ERIC Number: ED331871
Record Type: RIE
Publication Date: 1991-Apr
Reference Count: 0
Test Expectancy, Study Strategies and Recall of Prose.
McDaniel, Mark A.; And Others
To explore the suggestion that subjects modulate their reading strategies in accordance with how they expect to be tested, several test expectancies (multiple-choice, true/false, essay, and cloze) were implemented in addition to a non-specific test expectancy as a control. Subjects were 124 students at Purdue University (Indiana). After reading three practice texts for which subjects were administered a test that was in line with their expectancies, subjects read and attempted to free-recall a fairy tale or an expository text.
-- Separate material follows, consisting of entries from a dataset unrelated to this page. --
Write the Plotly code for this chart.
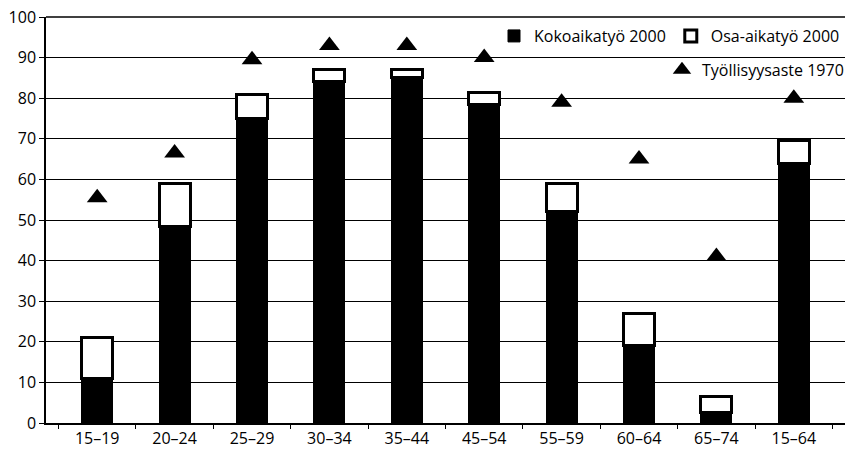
import plotly.graph_objects as go

categories = ["15–19", "20–24", "25–29", "30–34", "35–44", "45–54", "55–59", "60–64", "65–74", "15–64"]
kokoaika_2000 = [11, 48.5, 75, 84, 85, 78.5, 52, 19, 2.5, 64]
osa_aika_2000 = [10, 10.5, 6, 3, 2, 3, 7, 8, 4, 5.5]
tyollisyys_1970 = [55.5, 66.5, 89.5, 93, 93, 90, 79, 65, 41, 80]

FONT = "Open Sans"

fig = go.Figure()
fig.add_trace(go.Bar(
    x=categories, y=kokoaika_2000, name="Kokoaikatyö 2000",
    marker=dict(color="black", line=dict(color="black", width=1)),
    width=0.4, legend="legend",
))
fig.add_trace(go.Bar(
    x=categories, y=osa_aika_2000, name="Osa-aikatyö 2000",
    marker=dict(color="white", line=dict(color="black", width=3)),
    width=0.4, legend="legend",
))
fig.add_trace(go.Scatter(
    x=categories, y=tyollisyys_1970, name="Työllisyysaste 1970",
    mode="markers",
    marker=dict(symbol="triangle-up", size=18, color="black"),
    legend="legend2",
))

fig.update_layout(
    barmode="stack",
    width=849, height=455,
    margin=dict(l=46, r=0, t=17, b=32),
    paper_bgcolor="white", plot_bgcolor="white",
    font=dict(family=FONT, size=16, color="black"),
    legend=dict(orientation="h", x=1.0, xanchor="right", y=0.995, yanchor="top",
                bgcolor="rgba(0,0,0,0)", font=dict(size=16), traceorder="normal",
                itemwidth=30),
    legend2=dict(orientation="h", x=1.005, xanchor="right", y=0.912, yanchor="top",
                 bgcolor="rgba(0,0,0,0)", font=dict(size=16), itemwidth=30),
    xaxis=dict(
        type="category", showline=True, linecolor="black", linewidth=1.5,
        ticks="outside", tickson="boundaries", ticklen=4, tickcolor="black",
        showgrid=False, tickfont=dict(size=16),
    ),
    yaxis=dict(
        range=[0, 100], dtick=10, showline=True, linecolor="black", linewidth=1.5,
        ticks="outside", ticklen=5, tickcolor="black",
        showgrid=True, gridcolor="black", gridwidth=1, zeroline=False,
        tickfont=dict(size=16),
    ),
    bargap=0.6,
    shapes=[dict(type="line", xref="paper", yref="paper", x0=0, x1=1, y0=1, y1=1,
                 line=dict(color="black", width=1.5), layer="below")],
)

fig.write_html("out.html", config={"displayModeBar": False},
               post_script="document.body.style.margin='0px';")
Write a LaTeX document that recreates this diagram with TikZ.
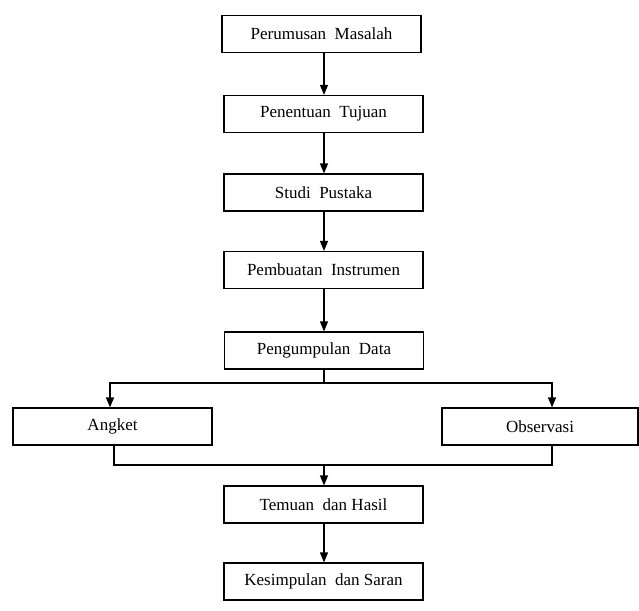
\documentclass[tikz,border=0pt]{standalone}
\usepackage{fontspec}
\setmainfont{Liberation Serif}
\usepackage{tikz}
\usetikzlibrary{arrows.meta}
\usetikzlibrary{positioning}
\tikzstyle{base}=[x=1pt, y=1pt, line width=1.2pt]
\tikzstyle{kotak}=[draw=black, fill=white, minimum width=199pt, minimum height=37pt, inner sep=0pt,
    font=\fontsize{17}{20}\selectfont]
\tikzstyle{panah}=[-{Triangle[width=8pt,length=10pt]}]

\begin{document}
\begin{tikzpicture}[base]
    \path [use as bounding box] (0,0) rectangle (639,-610);
        \node [kotak] (rumusan) at (321.5,-34) {Perumusan\ \ Masalah};
        \node [kotak] (tujuan) at (323.5,-114) {Penentuan\ \ Tujuan};
        \node [kotak] (pustaka) at (323.5,-192.5) {Studi\ \ Pustaka};
        \node [kotak] (instrumen) at (323.5,-270) {Pembuatan\ \ Instrumen};
        \node [kotak] (data) at (324,-350.5) {Pengumpulan\ \ Data};
        \node [kotak] (angket) at (112.5,-426.5) {Angket};
        \node [kotak, minimum width=196pt] (observasi) at (540,-426.5) {Observasi};
        \node [kotak] (temuan) at (323.5,-504.5) {Temuan\ \ dan Hasil};
        \node [kotak] (simpulan) at (323.5,-581.5) {Kesimpulan\ \ dan Saran};
        \draw [panah] (rumusan.south -| 324,0) -- (tujuan.north -| 324,0);
        \draw [panah] (tujuan.south -| 324,0) -- (pustaka.north -| 324,0);
        \draw [panah] (pustaka.south -| 324,0) -- (instrumen.north -| 324,0);
        \draw [panah] (instrumen.south -| 324,0) -- (data.north -| 324,0);
        \coordinate (cabang) at (324,-383);
        \draw (data.south -| cabang) -- (cabang);
        \draw [panah] (cabang) -| ([xshift=-2.5pt]angket.north);
        \draw [panah] (cabang) -| ([xshift=12pt]observasi.north);
        \coordinate (gabung) at (324,-465);
        \draw ([xshift=1.5pt]angket.south) |- (gabung) -| ([xshift=12pt]observasi.south);
        \draw [panah] (gabung) -- (temuan.north -| gabung);
        \draw [panah] (temuan.south -| gabung) -- (simpulan.north -| gabung);
    \end{tikzpicture}
\end{document}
The only expectancy to significantly enhance recall relative to the intentional learning control was the essay expectancy, and this enhancement was limited to the expository text. Results were congruent with the hypothesis that subjects expecting an essay test perform more organizational processing of the text than do those expecting other test formats. The authors suggest that there was no increase in recall of the fairy tale due to the essay expectancy because subjects routinely perform organizational processing while reading a fairy tale. Regression analyses and recall data indicated that recognition test expectancies produced little change in reading strategy. Four tables present study data. A 28-item list of references is included. (Author/SLD)
Publication Type: Reports - Research; Speeches/Meeting Papers
Education Level: N/A
Authoring Institution: N/A
Identifiers: Prose Learning; Test Expectancy
Note: Paper presented at the Annual Meeting of the American Educational Research Association (Chicago, IL, April 3-7, 1991).